2012 Hong Kong film by Mark Wu

Due West: Our Sex Journey is a 2012 Hong Kong 3-D erotic film directed and written by Mark Wu, starring Justin Cheung, Gregory Wong, Celia Kwok, Jeana Ho, and Daniella Wang. It is based on the erotic novel entitled Dongguan Wood, first published as a series of online stories by pseudonymous author Xiang Xi Murakami Haruki. The film premiered in Hong Kong on 20 September 2012.

== Background ==
The film is based on a work of online literature, Woods in Dongguan. Westward Marukami Haruki first released the web novel in 2010 on HKGolden Forum. Kind of Culture Publications released it as a print book. It was adapted to Due West: Our Sex Journey in 2012.

==Plot==
It tells the story of a pleasure-seeking trip by a young, middle class, Hong Kong man.

==Cast==
- Justin Cheung as Frankie
- Gregory Wong as Wong Jing, Frankie's best friend
- Mark Wu as James, Frankie's university roommate
- Celia Kwok as Zeta, an airline stewardess, Frankie's girlfriend where he got to know her in a restaurant.
- Jeana Ho as Fish (Xiaoyu), a sexy girl in a nightclub.
- Aliza Mo as Zoey, Frankie's high school classmate whom he has a slight crush on
- Angelina Cheung as Margaret, Frankie's girlfriend when he studied in the United Kingdom.
- Daniella Wang as Celia (Xiaosi), a sex worker in a Dongguan hotel, Frankie had sex with her.
- Wylien Chiu as Susan
- Tin Kai-man as Du wen
- Tony Ho as Father of Frankie
- Ng Lai-chu as Mother of Frankie
- Eva Li as Juliet
- Polly Leung as Manager Jackie
- Jessica Kizaki as AV Girl

==Release==
The film was released on 20 September 2012 in Hong Kong, Australia, and New Zealand.
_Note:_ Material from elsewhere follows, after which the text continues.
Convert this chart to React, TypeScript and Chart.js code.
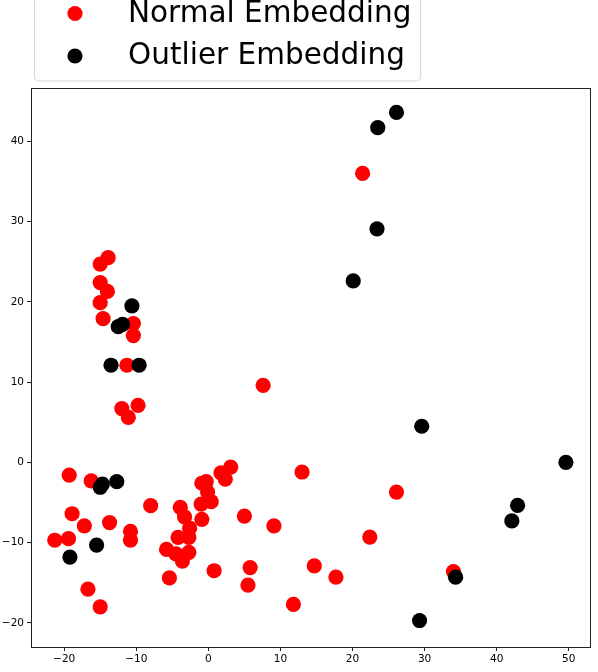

In an unusual distribution decision, some "women-only" exhibitions were scheduled in Hong Kong.

A sequel Due West 2: Our Sex Vacation was announced on 1 January 2014. No further news from 2014 until 2023, when the company announced that the movie will be produced in April 2024, starring by Yua Mikami, Yui Hatano, Minami Aizawa, and Erena So. It will be filmed in Japan.

==Reception==
Variety's Richard Kuipers called the film "a reasonably amusing 'American Pie'-like account of a randy Hong Kong teenager’s sexual awakening [that] . . . gradually becomes flaccid as its protag enters adulthood". Derek Elley of Film Business Asia thought the film was better directed than Wu's previous efforts and "well-staged", with "lots of t&a, lots of harmless softcore sex, and lots of juvenile Cantonese comedy".

In 2012, the movie grossed more than HKD19.25 million.